→ Task prompt:
Produce nothing but an exact copy of the lines from the one containing "Recreate this image" through the one containing "const yTicks = [0, 2.5, 5, 7.5];", and do not carry over pictures.

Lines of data
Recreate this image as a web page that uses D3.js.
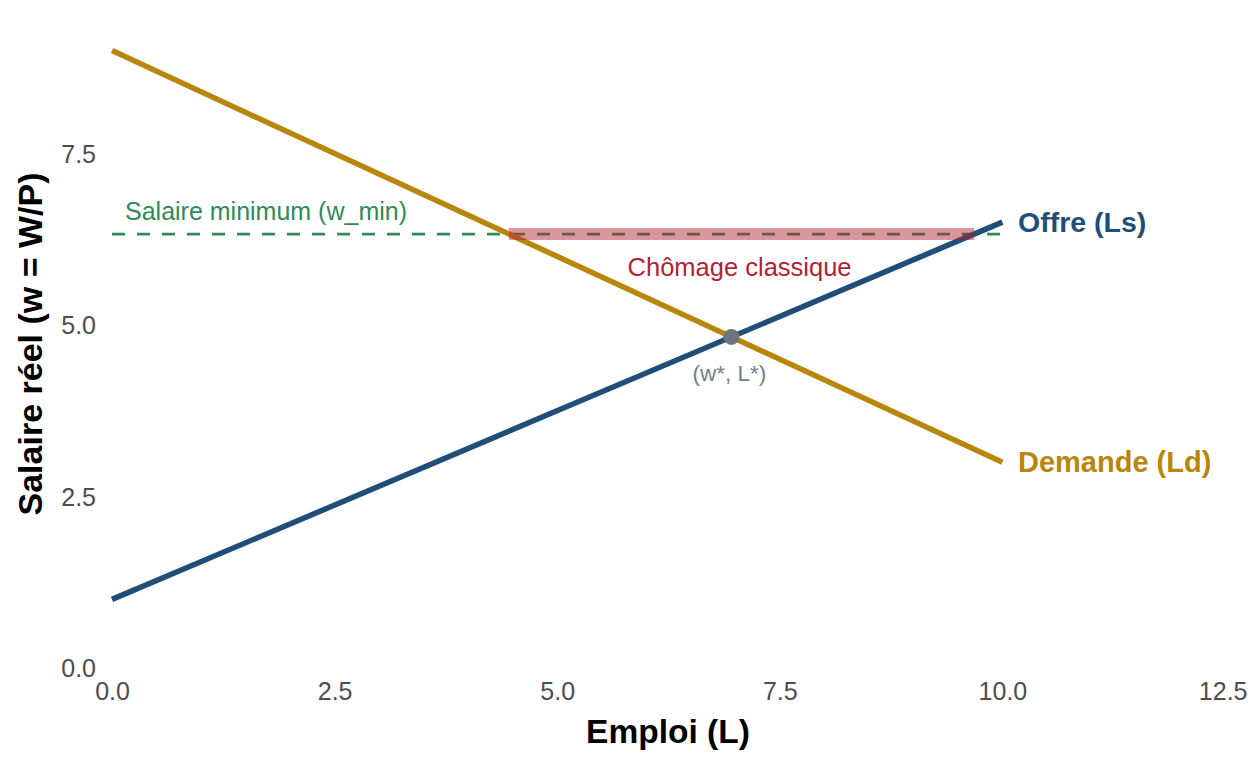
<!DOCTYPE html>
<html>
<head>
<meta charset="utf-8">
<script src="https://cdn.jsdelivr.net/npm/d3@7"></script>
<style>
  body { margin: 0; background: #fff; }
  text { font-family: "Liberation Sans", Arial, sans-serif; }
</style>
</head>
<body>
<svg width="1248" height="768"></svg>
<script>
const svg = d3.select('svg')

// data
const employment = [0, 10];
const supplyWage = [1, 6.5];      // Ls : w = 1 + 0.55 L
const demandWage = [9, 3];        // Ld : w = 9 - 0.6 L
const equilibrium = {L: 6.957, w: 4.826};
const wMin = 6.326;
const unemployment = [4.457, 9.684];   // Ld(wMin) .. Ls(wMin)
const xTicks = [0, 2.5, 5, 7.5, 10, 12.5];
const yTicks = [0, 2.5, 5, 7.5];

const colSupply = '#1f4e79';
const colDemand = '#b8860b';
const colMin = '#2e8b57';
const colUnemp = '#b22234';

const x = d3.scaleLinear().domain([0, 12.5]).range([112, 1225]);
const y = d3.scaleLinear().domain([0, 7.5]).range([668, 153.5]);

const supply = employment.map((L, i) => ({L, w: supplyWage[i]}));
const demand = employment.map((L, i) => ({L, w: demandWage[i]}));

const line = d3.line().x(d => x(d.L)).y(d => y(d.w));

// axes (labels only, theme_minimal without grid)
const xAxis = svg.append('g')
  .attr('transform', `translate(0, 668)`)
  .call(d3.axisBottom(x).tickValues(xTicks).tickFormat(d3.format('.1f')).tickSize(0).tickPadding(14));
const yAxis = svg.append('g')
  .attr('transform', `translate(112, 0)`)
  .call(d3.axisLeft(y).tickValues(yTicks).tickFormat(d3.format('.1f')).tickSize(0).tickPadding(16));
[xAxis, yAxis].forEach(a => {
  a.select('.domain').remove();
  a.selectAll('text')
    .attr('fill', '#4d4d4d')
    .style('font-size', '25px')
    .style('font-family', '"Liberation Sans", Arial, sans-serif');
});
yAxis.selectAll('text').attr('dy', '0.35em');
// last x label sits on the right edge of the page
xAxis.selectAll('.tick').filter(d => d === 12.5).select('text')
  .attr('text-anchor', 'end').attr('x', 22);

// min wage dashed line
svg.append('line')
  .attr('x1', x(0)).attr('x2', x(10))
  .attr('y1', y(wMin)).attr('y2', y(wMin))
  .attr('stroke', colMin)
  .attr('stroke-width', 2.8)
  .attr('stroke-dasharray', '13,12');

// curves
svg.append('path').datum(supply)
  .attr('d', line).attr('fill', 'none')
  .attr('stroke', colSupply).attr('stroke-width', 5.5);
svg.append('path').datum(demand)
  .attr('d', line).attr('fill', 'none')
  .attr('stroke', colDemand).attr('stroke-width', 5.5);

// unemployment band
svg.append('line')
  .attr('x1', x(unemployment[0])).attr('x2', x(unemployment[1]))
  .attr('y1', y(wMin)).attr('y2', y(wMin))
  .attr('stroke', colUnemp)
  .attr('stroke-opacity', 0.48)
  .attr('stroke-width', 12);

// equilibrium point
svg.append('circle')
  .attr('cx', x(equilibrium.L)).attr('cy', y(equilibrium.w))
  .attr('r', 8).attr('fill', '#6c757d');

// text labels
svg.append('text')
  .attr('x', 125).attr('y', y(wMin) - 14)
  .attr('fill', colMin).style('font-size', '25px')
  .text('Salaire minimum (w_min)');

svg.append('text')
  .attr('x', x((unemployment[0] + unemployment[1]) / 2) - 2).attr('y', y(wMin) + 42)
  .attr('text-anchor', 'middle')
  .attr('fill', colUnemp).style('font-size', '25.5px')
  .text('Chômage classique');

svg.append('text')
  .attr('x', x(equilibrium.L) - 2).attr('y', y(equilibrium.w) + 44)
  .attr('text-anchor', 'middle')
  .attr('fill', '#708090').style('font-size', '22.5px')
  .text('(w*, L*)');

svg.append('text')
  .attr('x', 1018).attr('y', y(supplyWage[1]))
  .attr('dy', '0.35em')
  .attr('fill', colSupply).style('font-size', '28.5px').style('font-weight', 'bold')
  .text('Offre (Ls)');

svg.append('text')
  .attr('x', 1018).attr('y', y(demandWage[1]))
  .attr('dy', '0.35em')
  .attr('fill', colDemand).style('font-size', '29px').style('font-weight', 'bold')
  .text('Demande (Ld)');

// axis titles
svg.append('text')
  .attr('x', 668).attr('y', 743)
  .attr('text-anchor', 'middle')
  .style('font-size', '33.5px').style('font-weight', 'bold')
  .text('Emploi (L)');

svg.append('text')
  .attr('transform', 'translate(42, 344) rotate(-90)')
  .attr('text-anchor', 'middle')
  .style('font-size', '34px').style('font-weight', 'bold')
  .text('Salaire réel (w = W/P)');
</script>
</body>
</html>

==

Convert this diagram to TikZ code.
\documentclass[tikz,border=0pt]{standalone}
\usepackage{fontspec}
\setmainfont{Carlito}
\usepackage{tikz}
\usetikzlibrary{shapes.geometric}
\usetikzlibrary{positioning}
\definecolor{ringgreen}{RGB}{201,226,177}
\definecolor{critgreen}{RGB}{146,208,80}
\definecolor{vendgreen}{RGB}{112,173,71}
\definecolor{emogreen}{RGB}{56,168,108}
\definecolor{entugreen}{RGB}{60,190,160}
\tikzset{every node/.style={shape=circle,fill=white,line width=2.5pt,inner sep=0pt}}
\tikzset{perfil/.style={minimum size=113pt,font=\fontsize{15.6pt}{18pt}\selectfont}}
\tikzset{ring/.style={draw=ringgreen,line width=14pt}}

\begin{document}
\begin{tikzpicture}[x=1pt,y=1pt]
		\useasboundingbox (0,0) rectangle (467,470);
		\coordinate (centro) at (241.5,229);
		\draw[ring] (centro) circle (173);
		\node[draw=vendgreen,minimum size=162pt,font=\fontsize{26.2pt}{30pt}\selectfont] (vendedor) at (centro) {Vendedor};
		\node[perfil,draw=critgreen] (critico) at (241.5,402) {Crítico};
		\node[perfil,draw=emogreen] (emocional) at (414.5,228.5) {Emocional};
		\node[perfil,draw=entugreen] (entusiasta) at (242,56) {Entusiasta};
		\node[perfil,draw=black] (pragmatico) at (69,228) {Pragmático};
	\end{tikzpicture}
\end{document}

→ Reply:
Recreate this image as a web page that uses D3.js.
<!DOCTYPE html>
<html>
<head>
<meta charset="utf-8">
<script src="https://cdn.jsdelivr.net/npm/d3@7"></script>
<style>
  body { margin: 0; background: #fff; }
  text { font-family: "Liberation Sans", Arial, sans-serif; }
</style>
</head>
<body>
<svg width="1248" height="768"></svg>
<script>
const svg = d3.select('svg')

// data
const employment = [0, 10];
const supplyWage = [1, 6.5];      // Ls : w = 1 + 0.55 L
const demandWage = [9, 3];        // Ld : w = 9 - 0.6 L
const equilibrium = {L: 6.957, w: 4.826};
const wMin = 6.326;
const unemployment = [4.457, 9.684];   // Ld(wMin) .. Ls(wMin)
const xTicks = [0, 2.5, 5, 7.5, 10, 12.5];
const yTicks = [0, 2.5, 5, 7.5];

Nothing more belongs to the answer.